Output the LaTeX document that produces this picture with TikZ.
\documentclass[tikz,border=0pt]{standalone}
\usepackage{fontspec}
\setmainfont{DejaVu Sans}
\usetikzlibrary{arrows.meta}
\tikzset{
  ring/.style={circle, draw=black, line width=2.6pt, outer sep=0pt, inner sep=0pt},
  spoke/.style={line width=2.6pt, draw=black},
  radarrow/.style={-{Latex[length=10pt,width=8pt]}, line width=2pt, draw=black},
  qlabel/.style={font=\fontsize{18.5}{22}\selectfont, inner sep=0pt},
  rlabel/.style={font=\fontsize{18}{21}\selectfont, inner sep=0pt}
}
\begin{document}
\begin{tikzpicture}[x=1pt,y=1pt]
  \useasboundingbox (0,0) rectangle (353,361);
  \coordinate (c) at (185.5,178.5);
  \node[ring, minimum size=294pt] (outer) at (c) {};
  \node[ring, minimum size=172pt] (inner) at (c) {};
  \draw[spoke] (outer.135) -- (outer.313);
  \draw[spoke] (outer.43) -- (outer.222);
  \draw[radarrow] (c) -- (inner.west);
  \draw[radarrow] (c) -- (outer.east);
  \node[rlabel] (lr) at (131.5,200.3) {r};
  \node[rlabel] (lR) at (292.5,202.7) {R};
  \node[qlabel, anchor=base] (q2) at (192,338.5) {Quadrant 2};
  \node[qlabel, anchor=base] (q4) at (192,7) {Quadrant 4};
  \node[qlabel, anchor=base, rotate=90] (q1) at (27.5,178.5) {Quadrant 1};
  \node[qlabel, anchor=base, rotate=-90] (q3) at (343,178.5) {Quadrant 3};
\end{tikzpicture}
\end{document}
++++++++
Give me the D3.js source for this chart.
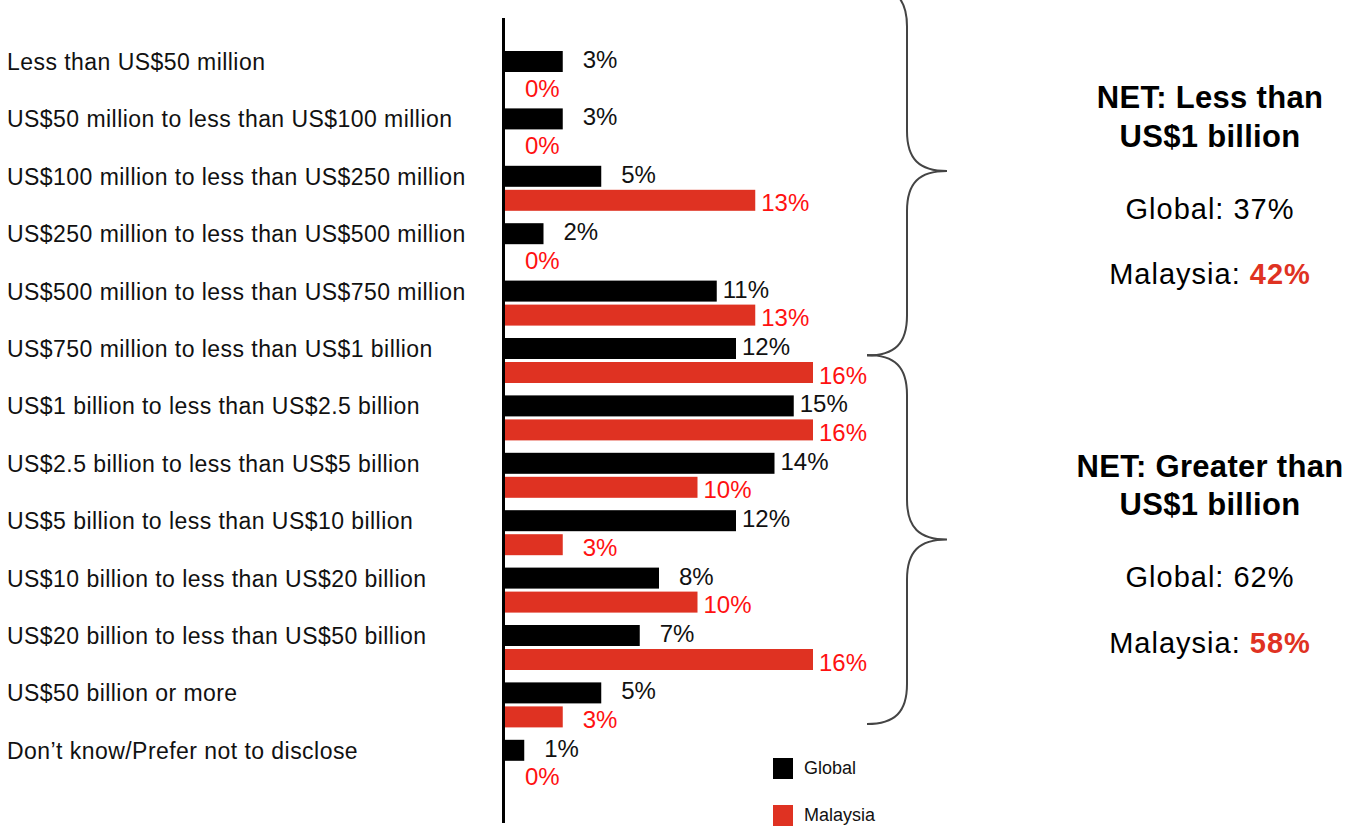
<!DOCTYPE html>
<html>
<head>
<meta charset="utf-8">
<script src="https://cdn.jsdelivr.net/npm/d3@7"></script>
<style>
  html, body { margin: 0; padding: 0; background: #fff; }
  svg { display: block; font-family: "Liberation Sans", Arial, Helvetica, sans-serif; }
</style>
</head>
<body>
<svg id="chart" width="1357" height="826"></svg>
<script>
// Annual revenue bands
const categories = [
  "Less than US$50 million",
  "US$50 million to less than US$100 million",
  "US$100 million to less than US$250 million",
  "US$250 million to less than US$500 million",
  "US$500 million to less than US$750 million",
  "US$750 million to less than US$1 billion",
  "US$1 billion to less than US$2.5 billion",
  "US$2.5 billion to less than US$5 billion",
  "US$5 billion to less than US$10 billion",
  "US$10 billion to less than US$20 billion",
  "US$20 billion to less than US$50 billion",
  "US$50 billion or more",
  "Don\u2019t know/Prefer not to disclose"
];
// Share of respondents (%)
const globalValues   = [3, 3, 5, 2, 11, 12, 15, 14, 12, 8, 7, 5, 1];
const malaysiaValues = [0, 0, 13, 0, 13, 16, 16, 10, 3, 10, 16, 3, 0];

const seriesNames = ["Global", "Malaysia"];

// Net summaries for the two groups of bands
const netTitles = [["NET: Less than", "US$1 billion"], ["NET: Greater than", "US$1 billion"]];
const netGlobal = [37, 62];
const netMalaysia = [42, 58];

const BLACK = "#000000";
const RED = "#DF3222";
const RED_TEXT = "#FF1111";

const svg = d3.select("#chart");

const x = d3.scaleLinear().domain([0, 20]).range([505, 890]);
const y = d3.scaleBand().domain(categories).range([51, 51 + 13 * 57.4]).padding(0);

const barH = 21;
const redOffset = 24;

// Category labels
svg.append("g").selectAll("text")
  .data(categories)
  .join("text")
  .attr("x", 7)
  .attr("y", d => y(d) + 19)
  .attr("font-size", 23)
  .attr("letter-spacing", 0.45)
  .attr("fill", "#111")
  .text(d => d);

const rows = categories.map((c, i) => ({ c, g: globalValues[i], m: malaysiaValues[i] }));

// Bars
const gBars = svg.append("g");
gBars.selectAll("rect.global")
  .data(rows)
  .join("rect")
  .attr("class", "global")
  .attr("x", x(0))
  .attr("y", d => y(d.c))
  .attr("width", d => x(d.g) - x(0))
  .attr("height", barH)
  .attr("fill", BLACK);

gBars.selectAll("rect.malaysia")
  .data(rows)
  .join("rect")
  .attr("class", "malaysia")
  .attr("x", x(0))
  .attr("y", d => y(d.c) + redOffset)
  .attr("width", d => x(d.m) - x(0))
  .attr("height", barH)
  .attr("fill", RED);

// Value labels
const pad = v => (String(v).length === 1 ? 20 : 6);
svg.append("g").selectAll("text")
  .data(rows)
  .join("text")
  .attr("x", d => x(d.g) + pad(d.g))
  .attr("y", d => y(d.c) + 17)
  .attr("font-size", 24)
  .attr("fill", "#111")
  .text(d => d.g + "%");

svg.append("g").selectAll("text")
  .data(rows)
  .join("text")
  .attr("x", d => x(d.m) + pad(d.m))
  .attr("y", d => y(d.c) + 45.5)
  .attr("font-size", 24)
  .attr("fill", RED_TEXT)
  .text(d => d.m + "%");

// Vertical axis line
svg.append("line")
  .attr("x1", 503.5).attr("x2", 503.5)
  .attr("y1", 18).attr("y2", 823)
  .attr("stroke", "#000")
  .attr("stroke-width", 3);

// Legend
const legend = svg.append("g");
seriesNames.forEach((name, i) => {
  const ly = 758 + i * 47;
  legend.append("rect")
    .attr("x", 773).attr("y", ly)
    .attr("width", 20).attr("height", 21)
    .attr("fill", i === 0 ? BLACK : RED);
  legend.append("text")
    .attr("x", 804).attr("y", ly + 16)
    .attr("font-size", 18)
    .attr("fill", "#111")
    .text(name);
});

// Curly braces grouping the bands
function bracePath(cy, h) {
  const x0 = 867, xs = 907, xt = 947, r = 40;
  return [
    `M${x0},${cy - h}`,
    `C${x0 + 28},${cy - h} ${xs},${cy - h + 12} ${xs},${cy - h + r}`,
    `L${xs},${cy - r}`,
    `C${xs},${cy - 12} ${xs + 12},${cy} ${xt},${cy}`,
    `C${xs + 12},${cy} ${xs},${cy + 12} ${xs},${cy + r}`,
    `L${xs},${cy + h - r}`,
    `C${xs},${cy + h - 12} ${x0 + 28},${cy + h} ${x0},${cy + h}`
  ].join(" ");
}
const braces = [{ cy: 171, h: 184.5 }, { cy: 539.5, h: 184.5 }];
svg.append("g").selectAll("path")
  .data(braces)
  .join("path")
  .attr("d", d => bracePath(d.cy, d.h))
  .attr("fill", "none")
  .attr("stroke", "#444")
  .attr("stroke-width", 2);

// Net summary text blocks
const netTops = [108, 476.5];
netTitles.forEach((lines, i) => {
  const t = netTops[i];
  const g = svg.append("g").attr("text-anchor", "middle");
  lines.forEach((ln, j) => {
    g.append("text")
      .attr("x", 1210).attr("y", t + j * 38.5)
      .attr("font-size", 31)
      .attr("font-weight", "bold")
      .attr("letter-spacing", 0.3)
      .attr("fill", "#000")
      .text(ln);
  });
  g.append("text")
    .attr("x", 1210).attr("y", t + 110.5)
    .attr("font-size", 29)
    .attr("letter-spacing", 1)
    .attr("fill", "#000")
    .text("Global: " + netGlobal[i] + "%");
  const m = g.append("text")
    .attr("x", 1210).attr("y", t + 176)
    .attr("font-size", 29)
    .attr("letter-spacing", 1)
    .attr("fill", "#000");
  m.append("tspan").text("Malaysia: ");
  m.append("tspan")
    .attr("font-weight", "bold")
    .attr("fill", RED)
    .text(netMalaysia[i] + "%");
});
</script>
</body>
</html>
++++++++
Set down, without pictures, the lines between the line holding "Give me the D3.js source for this chart." and the line holding "const rows = categories.map((c, i)", both inclusive.

RESULT OF THIS EXERCISE
Give me the D3.js source for this chart.
<!DOCTYPE html>
<html>
<head>
<meta charset="utf-8">
<script src="https://cdn.jsdelivr.net/npm/d3@7"></script>
<style>
  html, body { margin: 0; padding: 0; background: #fff; }
  svg { display: block; font-family: "Liberation Sans", Arial, Helvetica, sans-serif; }
</style>
</head>
<body>
<svg id="chart" width="1357" height="826"></svg>
<script>
// Annual revenue bands
const categories = [
  "Less than US$50 million",
  "US$50 million to less than US$100 million",
  "US$100 million to less than US$250 million",
  "US$250 million to less than US$500 million",
  "US$500 million to less than US$750 million",
  "US$750 million to less than US$1 billion",
  "US$1 billion to less than US$2.5 billion",
  "US$2.5 billion to less than US$5 billion",
  "US$5 billion to less than US$10 billion",
  "US$10 billion to less than US$20 billion",
  "US$20 billion to less than US$50 billion",
  "US$50 billion or more",
  "Don\u2019t know/Prefer not to disclose"
];
// Share of respondents (%)
const globalValues   = [3, 3, 5, 2, 11, 12, 15, 14, 12, 8, 7, 5, 1];
const malaysiaValues = [0, 0, 13, 0, 13, 16, 16, 10, 3, 10, 16, 3, 0];

const seriesNames = ["Global", "Malaysia"];

// Net summaries for the two groups of bands
const netTitles = [["NET: Less than", "US$1 billion"], ["NET: Greater than", "US$1 billion"]];
const netGlobal = [37, 62];
const netMalaysia = [42, 58];

const BLACK = "#000000";
const RED = "#DF3222";
const RED_TEXT = "#FF1111";

const svg = d3.select("#chart");

const x = d3.scaleLinear().domain([0, 20]).range([505, 890]);
const y = d3.scaleBand().domain(categories).range([51, 51 + 13 * 57.4]).padding(0);

const barH = 21;
const redOffset = 24;

// Category labels
svg.append("g").selectAll("text")
  .data(categories)
  .join("text")
  .attr("x", 7)
  .attr("y", d => y(d) + 19)
  .attr("font-size", 23)
  .attr("letter-spacing", 0.45)
  .attr("fill", "#111")
  .text(d => d);

const rows = categories.map((c, i) => ({ c, g: globalValues[i], m: malaysiaValues[i] }));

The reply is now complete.